┏━━

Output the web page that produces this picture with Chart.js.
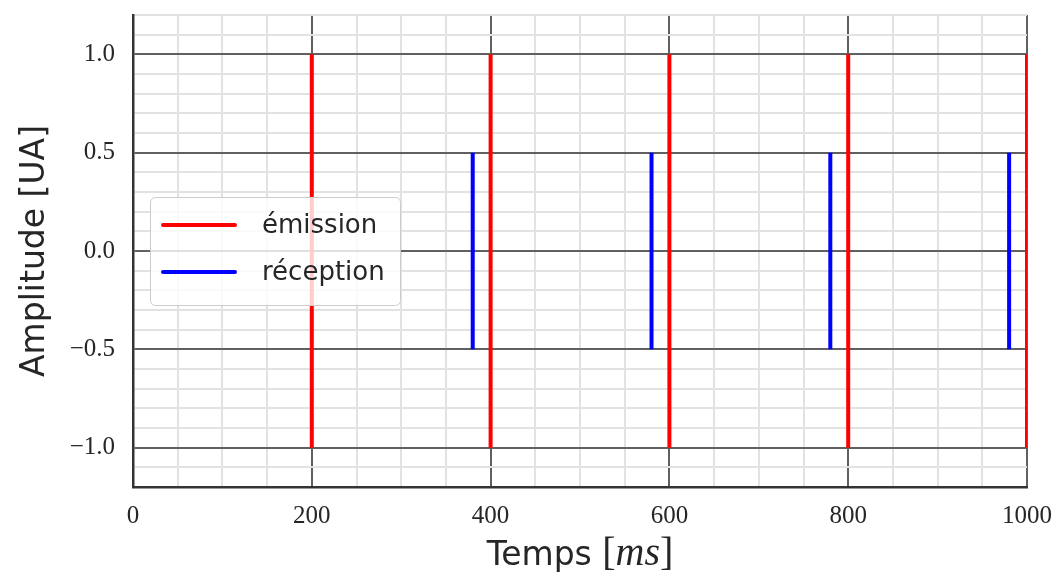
<!DOCTYPE html>
<html>
<head>
<meta charset="utf-8">
<script src="https://cdn.jsdelivr.net/npm/chart.js@4"></script>
<style>
  html, body { margin: 0; padding: 0; background: #fff; }
  #wrap { width: 1056px; height: 573px; }
</style>
</head>
<body>
<div id="wrap"><canvas id="chart" width="1056" height="573"></canvas></div>
<script>
// --- data ---
const emissionTimes = [200, 400, 600, 800, 1000];
const emissionAmp = 1.0;
const receptionTimes = [380, 580, 780, 980];
const receptionAmp = 0.5;
const seriesLabels = ['émission', 'réception'];
const seriesColors = ['#ff0000', '#0000ff'];
const xMajorTicks = [0, 200, 400, 600, 800, 1000];
const yMajorTicks = [-1.0, -0.5, 0.0, 0.5, 1.0];

// vertical segments from -amp to +amp, separated by gaps
function pulses(times, amp) {
    const pts = [];
    times.forEach(t => {
        pts.push({ x: t, y: -amp });
        pts.push({ x: t, y: amp });
        pts.push({ x: t, y: null });
    });
    return pts;
}

const isMajor = (v, list) => list.some(m => Math.abs(m - v) < 1e-6);
const fmtY = v => (v < -1e-9 ? '\u2212' : '') + Math.abs(v).toFixed(1);

// legend drawn inside the plot, semi-transparent box
const insideLegend = {
    id: 'insideLegend',
    afterDatasetsDraw(chart) {
        const ctx = chart.ctx;
        const x = 150, y = 197, w = 250, h = 108, r = 5;
        ctx.save();
        ctx.beginPath();
        ctx.roundRect(x + 0.5, y + 0.5, w, h, r);
        ctx.fillStyle = 'rgba(255,255,255,0.8)';
        ctx.fill();
        ctx.strokeStyle = '#cccccc';
        ctx.lineWidth = 1;
        ctx.stroke();
        chart.data.datasets.forEach((ds, i) => {
            const ly = 225 + i * 47;
            ctx.beginPath();
            ctx.moveTo(163, ly);
            ctx.lineTo(235, ly);
            ctx.strokeStyle = ds.borderColor;
            ctx.lineWidth = 4;
            ctx.lineCap = 'round';
            ctx.stroke();
            ctx.fillStyle = '#262626';
            ctx.font = '26px "DejaVu Sans"';
            ctx.textBaseline = 'middle';
            ctx.textAlign = 'left';
            ctx.fillText(ds.label, 262, ly + 1);
        });
        ctx.restore();
    }
};

// axis titles (x title mixes plain and italic math text)
const axisTitles = {
    id: 'axisTitles',
    afterDraw(chart) {
        const ctx = chart.ctx;
        const a = chart.chartArea;
        ctx.save();
        ctx.fillStyle = '#262626';
        ctx.textBaseline = 'alphabetic';
        // y title
        ctx.save();
        ctx.translate(44, (a.top + a.bottom) / 2);
        ctx.rotate(-Math.PI / 2);
        ctx.textAlign = 'center';
        ctx.font = '33px "DejaVu Sans"';
        ctx.fillText('Amplitude [UA]', 0, 0);
        ctx.restore();
        // x title
        const parts = [
            { t: 'Temps ', f: '33px "DejaVu Sans"' },
            { t: '[', f: '40px "Liberation Serif"' },
            { t: 'ms', f: 'italic 40px "Liberation Serif"' },
            { t: ']', f: '40px "Liberation Serif"' }
        ];
        let total = 0;
        parts.forEach(p => { ctx.font = p.f; p.w = ctx.measureText(p.t).width; total += p.w; });
        let cx = (a.left + a.right) / 2 - total / 2;
        ctx.textAlign = 'left';
        parts.forEach(p => { ctx.font = p.f; ctx.fillText(p.t, cx, 565); cx += p.w; });
        ctx.restore();
    }
};

new Chart(document.getElementById('chart'), {
    type: 'scatter',
    data: {
        datasets: [
            {
                label: seriesLabels[0],
                data: pulses(emissionTimes, emissionAmp),
                borderColor: seriesColors[0],
                backgroundColor: seriesColors[0],
                borderWidth: 4,
                showLine: true,
                spanGaps: false,
                pointRadius: 0
            },
            {
                label: seriesLabels[1],
                data: pulses(receptionTimes, receptionAmp),
                borderColor: seriesColors[1],
                backgroundColor: seriesColors[1],
                borderWidth: 4,
                showLine: true,
                spanGaps: false,
                pointRadius: 0
            }
        ]
    },
    options: {
        responsive: false,
        animation: false,
        layout: { padding: { top: 15, right: 29, left: 0, bottom: 0 } },
        plugins: { legend: { display: false }, tooltip: { enabled: false } },
        scales: {
            x: {
                type: 'linear',
                min: 0,
                max: 1000,
                afterFit: s => { s.height = 86; s.paddingLeft = 0; s.paddingRight = 0; },
                border: { display: true, color: '#333333', width: 2.5 },
                grid: {
                    drawTicks: false,
                    color: c => isMajor(c.tick.value, xMajorTicks) ? '#606060' : '#e2e2e2',
                    lineWidth: c => isMajor(c.tick.value, xMajorTicks) ? 2 : 2
                },
                ticks: {
                    stepSize: 50,
                    autoSkip: false,
                    maxRotation: 0,
                    padding: 14,
                    color: '#262626',
                    font: { family: '"Liberation Serif"', size: 25 },
                    callback: v => isMajor(v, xMajorTicks) ? String(v) : ''
                }
            },
            y: {
                type: 'linear',
                min: -1.2,
                max: 1.2,
                afterFit: s => { s.width = 133; s.paddingTop = 0; s.paddingBottom = 0; },
                border: { display: true, color: '#333333', width: 2.5 },
                grid: {
                    drawTicks: false,
                    color: c => isMajor(c.tick.value, yMajorTicks) ? '#606060' : '#e2e2e2',
                    lineWidth: c => isMajor(c.tick.value, yMajorTicks) ? 2 : 2
                },
                ticks: {
                    stepSize: 0.1,
                    autoSkip: false,
                    padding: 18,
                    color: '#262626',
                    font: { family: '"Liberation Serif"', size: 25 },
                    callback: v => isMajor(v, yMajorTicks) ? fmtY(v) : ''
                }
            }
        }
    },
    plugins: [insideLegend, axisTitles]
});
</script>
</body>
</html>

┗━━

Given task →
The material above must be printed exactly, with its pictures left out.

Exercise response →
Output the web page that produces this picture with Chart.js.
<!DOCTYPE html>
<html>
<head>
<meta charset="utf-8">
<script src="https://cdn.jsdelivr.net/npm/chart.js@4"></script>
<style>
  html, body { margin: 0; padding: 0; background: #fff; }
  #wrap { width: 1056px; height: 573px; }
</style>
</head>
<body>
<div id="wrap"><canvas id="chart" width="1056" height="573"></canvas></div>
<script>
// --- data ---
const emissionTimes = [200, 400, 600, 800, 1000];
const emissionAmp = 1.0;
const receptionTimes = [380, 580, 780, 980];
const receptionAmp = 0.5;
const seriesLabels = ['émission', 'réception'];
const seriesColors = ['#ff0000', '#0000ff'];
const xMajorTicks = [0, 200, 400, 600, 800, 1000];
const yMajorTicks = [-1.0, -0.5, 0.0, 0.5, 1.0];

// vertical segments from -amp to +amp, separated by gaps
function pulses(times, amp) {
    const pts = [];
    times.forEach(t => {
        pts.push({ x: t, y: -amp });
        pts.push({ x: t, y: amp });
        pts.push({ x: t, y: null });
    });
    return pts;
}

const isMajor = (v, list) => list.some(m => Math.abs(m - v) < 1e-6);
const fmtY = v => (v < -1e-9 ? '\u2212' : '') + Math.abs(v).toFixed(1);

// legend drawn inside the plot, semi-transparent box
const insideLegend = {
    id: 'insideLegend',
    afterDatasetsDraw(chart) {
        const ctx = chart.ctx;
        const x = 150, y = 197, w = 250, h = 108, r = 5;
        ctx.save();
        ctx.beginPath();
        ctx.roundRect(x + 0.5, y + 0.5, w, h, r);
        ctx.fillStyle = 'rgba(255,255,255,0.8)';
        ctx.fill();
        ctx.strokeStyle = '#cccccc';
        ctx.lineWidth = 1;
        ctx.stroke();
        chart.data.datasets.forEach((ds, i) => {
            const ly = 225 + i * 47;
            ctx.beginPath();
            ctx.moveTo(163, ly);
            ctx.lineTo(235, ly);
            ctx.strokeStyle = ds.borderColor;
            ctx.lineWidth = 4;
            ctx.lineCap = 'round';
            ctx.stroke();
            ctx.fillStyle = '#262626';
            ctx.font = '26px "DejaVu Sans"';
            ctx.textBaseline = 'middle';
            ctx.textAlign = 'left';
            ctx.fillText(ds.label, 262, ly + 1);
        });
        ctx.restore();
    }
};

// axis titles (x title mixes plain and italic math text)
const axisTitles = {
    id: 'axisTitles',
    afterDraw(chart) {
        const ctx = chart.ctx;
        const a = chart.chartArea;
        ctx.save();
        ctx.fillStyle = '#262626';
        ctx.textBaseline = 'alphabetic';
        // y title
        ctx.save();
        ctx.translate(44, (a.top + a.bottom) / 2);
        ctx.rotate(-Math.PI / 2);
        ctx.textAlign = 'center';
        ctx.font = '33px "DejaVu Sans"';
        ctx.fillText('Amplitude [UA]', 0, 0);
        ctx.restore();
        // x title
        const parts = [
            { t: 'Temps ', f: '33px "DejaVu Sans"' },
            { t: '[', f: '40px "Liberation Serif"' },
            { t: 'ms', f: 'italic 40px "Liberation Serif"' },
            { t: ']', f: '40px "Liberation Serif"' }
        ];
        let total = 0;
        parts.forEach(p => { ctx.font = p.f; p.w = ctx.measureText(p.t).width; total += p.w; });
        let cx = (a.left + a.right) / 2 - total / 2;
        ctx.textAlign = 'left';
        parts.forEach(p => { ctx.font = p.f; ctx.fillText(p.t, cx, 565); cx += p.w; });
        ctx.restore();
    }
};

new Chart(document.getElementById('chart'), {
    type: 'scatter',
    data: {
        datasets: [
            {
                label: seriesLabels[0],
                data: pulses(emissionTimes, emissionAmp),
                borderColor: seriesColors[0],
                backgroundColor: seriesColors[0],
                borderWidth: 4,
                showLine: true,
                spanGaps: false,
                pointRadius: 0
            },
            {
                label: seriesLabels[1],
                data: pulses(receptionTimes, receptionAmp),
                borderColor: seriesColors[1],
                backgroundColor: seriesColors[1],
                borderWidth: 4,
                showLine: true,
                spanGaps: false,
                pointRadius: 0
            }
        ]
    },
    options: {
        responsive: false,
        animation: false,
        layout: { padding: { top: 15, right: 29, left: 0, bottom: 0 } },
        plugins: { legend: { display: false }, tooltip: { enabled: false } },
        scales: {
            x: {
                type: 'linear',
                min: 0,
                max: 1000,
                afterFit: s => { s.height = 86; s.paddingLeft = 0; s.paddingRight = 0; },
                border: { display: true, color: '#333333', width: 2.5 },
                grid: {
                    drawTicks: false,
                    color: c => isMajor(c.tick.value, xMajorTicks) ? '#606060' : '#e2e2e2',
                    lineWidth: c => isMajor(c.tick.value, xMajorTicks) ? 2 : 2
                },
                ticks: {
                    stepSize: 50,
                    autoSkip: false,
                    maxRotation: 0,
                    padding: 14,
                    color: '#262626',
                    font: { family: '"Liberation Serif"', size: 25 },
                    callback: v => isMajor(v, xMajorTicks) ? String(v) : ''
                }
            },
            y: {
                type: 'linear',
                min: -1.2,
                max: 1.2,
                afterFit: s => { s.width = 133; s.paddingTop = 0; s.paddingBottom = 0; },
                border: { display: true, color: '#333333', width: 2.5 },
                grid: {
                    drawTicks: false,
                    color: c => isMajor(c.tick.value, yMajorTicks) ? '#606060' : '#e2e2e2',
                    lineWidth: c => isMajor(c.tick.value, yMajorTicks) ? 2 : 2
                },
                ticks: {
                    stepSize: 0.1,
                    autoSkip: false,
                    padding: 18,
                    color: '#262626',
                    font: { family: '"Liberation Serif"', size: 25 },
                    callback: v => isMajor(v, yMajorTicks) ? fmtY(v) : ''
                }
            }
        }
    },
    plugins: [insideLegend, axisTitles]
});
</script>
</body>
</html>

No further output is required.